EXERCISE BRIEF = Copy out the listing in full, exactly as written, but not its pictures.

SOURCE EXCERPT =
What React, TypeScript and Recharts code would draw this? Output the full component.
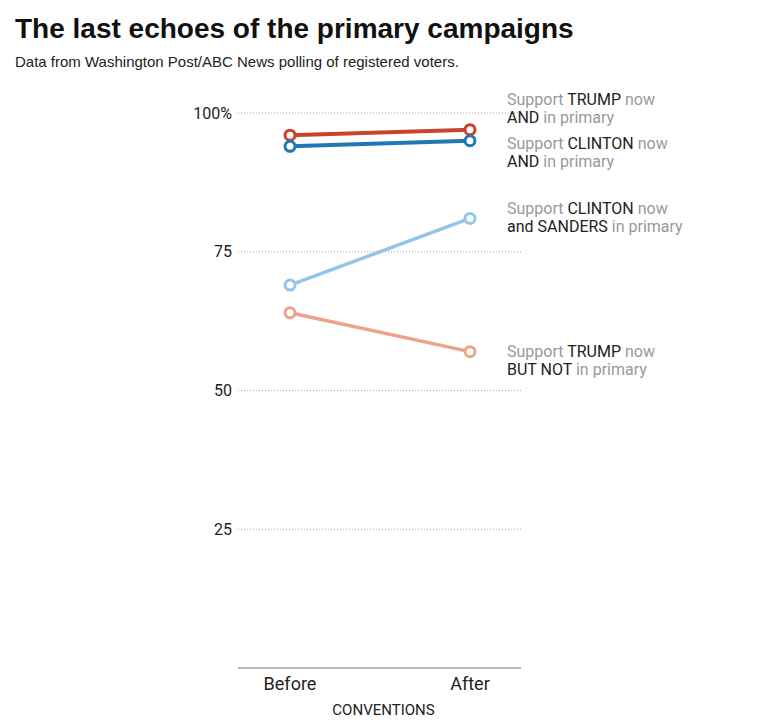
import React from 'react';
import { LineChart, Line, XAxis, YAxis, CartesianGrid, LabelList } from 'recharts';

const periods = ['Before', 'After'];
const trumpAnd = [96, 97];
const clintonAnd = [94, 95];
const clintonSanders = [69, 81];
const trumpNot = [64, 57];
const yTicks = [25, 50, 75, 100];

const data = periods.map((p, i) => ({
  period: p,
  trumpAnd: trumpAnd[i],
  clintonAnd: clintonAnd[i],
  clintonSanders: clintonSanders[i],
  trumpNot: trumpNot[i],
}));

type Seg = [string, boolean];
const seriesLabels: Record<string, Seg[][]> = {
  trumpAnd: [
    [['Support ', false], ['TRUMP', true], [' now', false]],
    [['AND', true], [' in primary', false]],
  ],
  clintonAnd: [
    [['Support ', false], ['CLINTON', true], [' now', false]],
    [['AND', true], [' in primary', false]],
  ],
  clintonSanders: [
    [['Support ', false], ['CLINTON', true], [' now', false]],
    [['and SANDERS', true], [' in primary', false]],
  ],
  trumpNot: [
    [['Support ', false], ['TRUMP', true], [' now', false]],
    [['BUT NOT', true], [' in primary', false]],
  ],
};

const labelOffsets: Record<string, number> = {
  trumpAnd: -30,
  clintonAnd: 2,
  clintonSanders: -10,
  trumpNot: 0,
};

const FONT = 'Roboto, "Liberation Sans", sans-serif';
const HEAD_FONT = '"Liberation Sans", Arial, sans-serif';

const makeLabel = (key: string) => (props: any) => {
  const { x, y, index } = props;
  if (index !== 1) return null;
  const lines = seriesLabels[key];
  const y0 = Number(y) + labelOffsets[key];
  return (
    <text x={Number(x) + 37} y={y0} fontSize={16} fontFamily={FONT}>
      {lines.map((line, li) => (
        <tspan key={li} x={Number(x) + 37} y={y0 + li * 18} dy="0.36em">
          {line.map(([t, dark], si) => (
            <tspan key={si} fill={dark ? '#222' : '#999'} style={{ whiteSpace: 'pre' }}>
              {t}
            </tspan>
          ))}
        </tspan>
      ))}
    </text>
  );
};

const series = [
  { key: 'trumpNot', color: '#eda28a', width: 3.5 },
  { key: 'clintonSanders', color: '#93c5e8', width: 3.5 },
  { key: 'trumpAnd', color: '#c9432b', width: 4 },
  { key: 'clintonAnd', color: '#1f77b4', width: 4 },
];

export default function App() {
  return (
    <div style={{ position: 'absolute', left: 0, top: 0, width: 773, height: 722, background: '#fff', fontFamily: FONT }}>
      <div style={{ position: 'absolute', left: 15, top: 13, fontSize: 28, fontWeight: 700, color: '#111', whiteSpace: 'nowrap', fontFamily: HEAD_FONT }}>
        The last echoes of the primary campaigns
      </div>
      <div style={{ position: 'absolute', left: 15, top: 53, fontSize: 15, color: '#222', whiteSpace: 'nowrap', fontFamily: HEAD_FONT }}>
        Data from Washington Post/ABC News polling of registered voters.
      </div>
      <LineChart width={773} height={722} data={data} margin={{ top: 113, right: 252, bottom: 0, left: 178 }}>
        <CartesianGrid vertical={false} stroke="#aaa" strokeDasharray="1 2" />
        <XAxis
          dataKey="period"
          padding={{ left: 52, right: 51 }}
          axisLine={{ stroke: '#aaa', strokeWidth: 1.5 }}
          tickLine={false}
          tickSize={0}
          tickMargin={9}
          height={54}
          tick={{ fontSize: 18, fill: '#222', fontFamily: FONT }}
          label={{ value: 'CONVENTIONS', position: 'insideBottom', offset: 7, dx: 4, fontSize: 15, fill: '#222', fontFamily: FONT }}
        />
        <YAxis
          domain={[0, 100]}
          ticks={yTicks}
          width={60}
          axisLine={false}
          tickLine={false}
          tickSize={0}
          tickMargin={6}
          tick={{ fontSize: 16, fill: '#222', fontFamily: FONT }}
          tickFormatter={(v: number) => (v === 100 ? '100%' : String(v))}
        />
        {series.map((s) => (
          <Line
            key={s.key}
            dataKey={s.key}
            stroke={s.color}
            strokeWidth={s.width}
            dot={{ r: 5, fill: '#fff', stroke: s.color, strokeWidth: 3 }}
            activeDot={false}
            isAnimationActive={false}
          >
            <LabelList dataKey={s.key} content={makeLabel(s.key)} />
          </Line>
        ))}
      </LineChart>
    </div>
  );
}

THE COMPLETED TASK =
What React, TypeScript and Recharts code would draw this? Output the full component.
import React from 'react';
import { LineChart, Line, XAxis, YAxis, CartesianGrid, LabelList } from 'recharts';

const periods = ['Before', 'After'];
const trumpAnd = [96, 97];
const clintonAnd = [94, 95];
const clintonSanders = [69, 81];
const trumpNot = [64, 57];
const yTicks = [25, 50, 75, 100];

const data = periods.map((p, i) => ({
  period: p,
  trumpAnd: trumpAnd[i],
  clintonAnd: clintonAnd[i],
  clintonSanders: clintonSanders[i],
  trumpNot: trumpNot[i],
}));

type Seg = [string, boolean];
const seriesLabels: Record<string, Seg[][]> = {
  trumpAnd: [
    [['Support ', false], ['TRUMP', true], [' now', false]],
    [['AND', true], [' in primary', false]],
  ],
  clintonAnd: [
    [['Support ', false], ['CLINTON', true], [' now', false]],
    [['AND', true], [' in primary', false]],
  ],
  clintonSanders: [
    [['Support ', false], ['CLINTON', true], [' now', false]],
    [['and SANDERS', true], [' in primary', false]],
  ],
  trumpNot: [
    [['Support ', false], ['TRUMP', true], [' now', false]],
    [['BUT NOT', true], [' in primary', false]],
  ],
};

const labelOffsets: Record<string, number> = {
  trumpAnd: -30,
  clintonAnd: 2,
  clintonSanders: -10,
  trumpNot: 0,
};

const FONT = 'Roboto, "Liberation Sans", sans-serif';
const HEAD_FONT = '"Liberation Sans", Arial, sans-serif';

const makeLabel = (key: string) => (props: any) => {
  const { x, y, index } = props;
  if (index !== 1) return null;
  const lines = seriesLabels[key];
  const y0 = Number(y) + labelOffsets[key];
  return (
    <text x={Number(x) + 37} y={y0} fontSize={16} fontFamily={FONT}>
      {lines.map((line, li) => (
        <tspan key={li} x={Number(x) + 37} y={y0 + li * 18} dy="0.36em">
          {line.map(([t, dark], si) => (
            <tspan key={si} fill={dark ? '#222' : '#999'} style={{ whiteSpace: 'pre' }}>
              {t}
            </tspan>
          ))}
        </tspan>
      ))}
    </text>
  );
};

const series = [
  { key: 'trumpNot', color: '#eda28a', width: 3.5 },
  { key: 'clintonSanders', color: '#93c5e8', width: 3.5 },
  { key: 'trumpAnd', color: '#c9432b', width: 4 },
  { key: 'clintonAnd', color: '#1f77b4', width: 4 },
];

export default function App() {
  return (
    <div style={{ position: 'absolute', left: 0, top: 0, width: 773, height: 722, background: '#fff', fontFamily: FONT }}>
      <div style={{ position: 'absolute', left: 15, top: 13, fontSize: 28, fontWeight: 700, color: '#111', whiteSpace: 'nowrap', fontFamily: HEAD_FONT }}>
        The last echoes of the primary campaigns
      </div>
      <div style={{ position: 'absolute', left: 15, top: 53, fontSize: 15, color: '#222', whiteSpace: 'nowrap', fontFamily: HEAD_FONT }}>
        Data from Washington Post/ABC News polling of registered voters.
      </div>
      <LineChart width={773} height={722} data={data} margin={{ top: 113, right: 252, bottom: 0, left: 178 }}>
        <CartesianGrid vertical={false} stroke="#aaa" strokeDasharray="1 2" />
        <XAxis
          dataKey="period"
          padding={{ left: 52, right: 51 }}
          axisLine={{ stroke: '#aaa', strokeWidth: 1.5 }}
          tickLine={false}
          tickSize={0}
          tickMargin={9}
          height={54}
          tick={{ fontSize: 18, fill: '#222', fontFamily: FONT }}
          label={{ value: 'CONVENTIONS', position: 'insideBottom', offset: 7, dx: 4, fontSize: 15, fill: '#222', fontFamily: FONT }}
        />
        <YAxis
          domain={[0, 100]}
          ticks={yTicks}
          width={60}
          axisLine={false}
          tickLine={false}
          tickSize={0}
          tickMargin={6}
          tick={{ fontSize: 16, fill: '#222', fontFamily: FONT }}
          tickFormatter={(v: number) => (v === 100 ? '100%' : String(v))}
        />
        {series.map((s) => (
          <Line
            key={s.key}
            dataKey={s.key}
            stroke={s.color}
            strokeWidth={s.width}
            dot={{ r: 5, fill: '#fff', stroke: s.color, strokeWidth: 3 }}
            activeDot={false}
            isAnimationActive={false}
          >
            <LabelList dataKey={s.key} content={makeLabel(s.key)} />
          </Line>
        ))}
      </LineChart>
    </div>
  );
}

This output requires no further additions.